Devleşen Amiral : Soner Polat. Türkiye’nin başka boyut ve düzlemde yaşadığı farklı bir Kurtuluş Savaşının devam ettiği konjonktürde Soner gibi bir Amirali tasfiye ederek özgürlüğünü çalan cellatlar,  yaşamaya devam etseler de her gün yalnızlaşacaklardır. Yaşarken saklanan ve onursuzlaşanlara inat, o aramızdan ayrılırken bile devleşmiştir. Tarihin kayıtlarında hain olarak kaydedilen kirli isimler karanlıklara gömülürken, bu dönemin Soner gibi vatanseverleri, aydınlık ve onurlu sayfalarda sonsuza dek baş rol alacaklardır. Ne mutlu haysiyetiyle yaşayan ve doğru tarafta olan insanlara. Ne mutlu Mustafa Kemal’in gerçek fedailerine.
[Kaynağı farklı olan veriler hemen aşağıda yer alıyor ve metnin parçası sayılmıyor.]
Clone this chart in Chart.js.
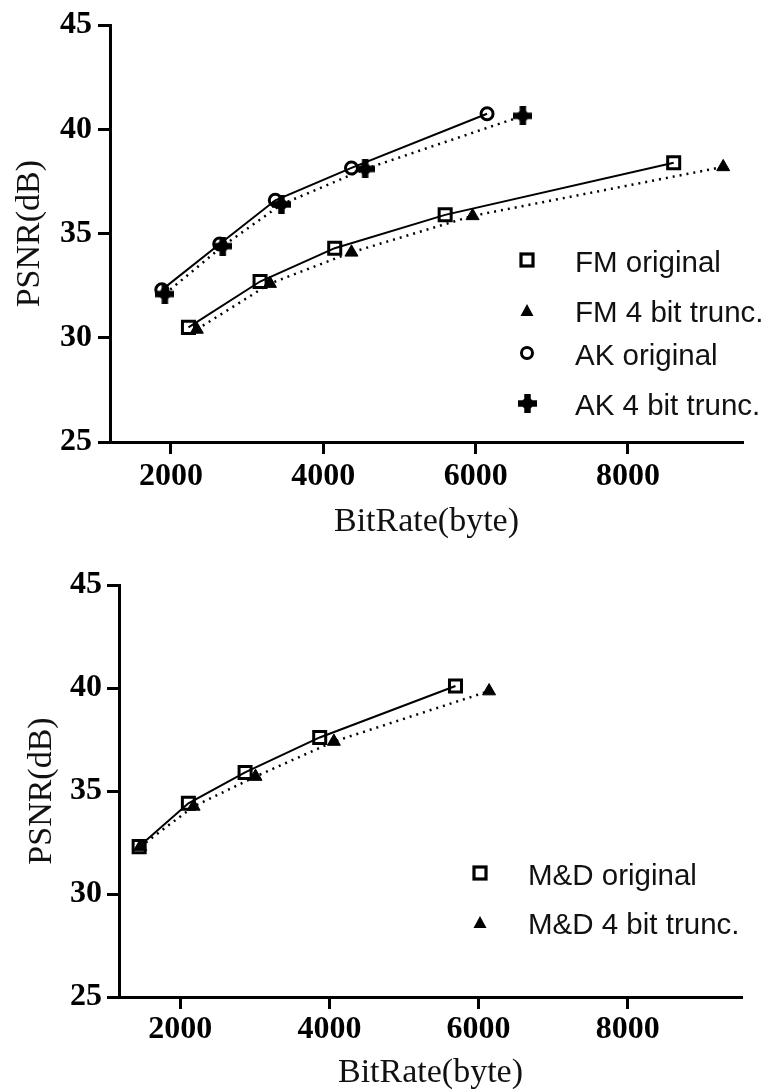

Söz Veriyorum. Soner’e bu köşeden, Mavi Vatandan  söz veriyorum. Çizdiğin Jeopolitik Rota ‘da viyalayacağız. O limana mutlaka varacağız. Kurtuluş Savaşını gerçekleştiren  yüzde birin gücü ile mutlaka varacağız.
Eşi Sevgi ve ailesinin kıymetli fertleri ile Türkiye’deki ve yurt dışındaki vatansever dostlarına sabır ve başsağlığı diliyorum. Onun Vatan ve Mavi Vatan için yaptıkları önünde tazimle eğiliyorum. Mavi Vatan gemisinin köprüüstünden, onu alnından öperek sonsuzluğa uğurluyorum. Allah Selamet Versin Soner Abi.

‘’Denizciler öperler ve giderler.
Ve ölüm yatırır onları bir gece denizin döşeğine.
Hayranım öpüşlerde paylaşılan sevdaya, döşekte ve ekmekte paylaşılan.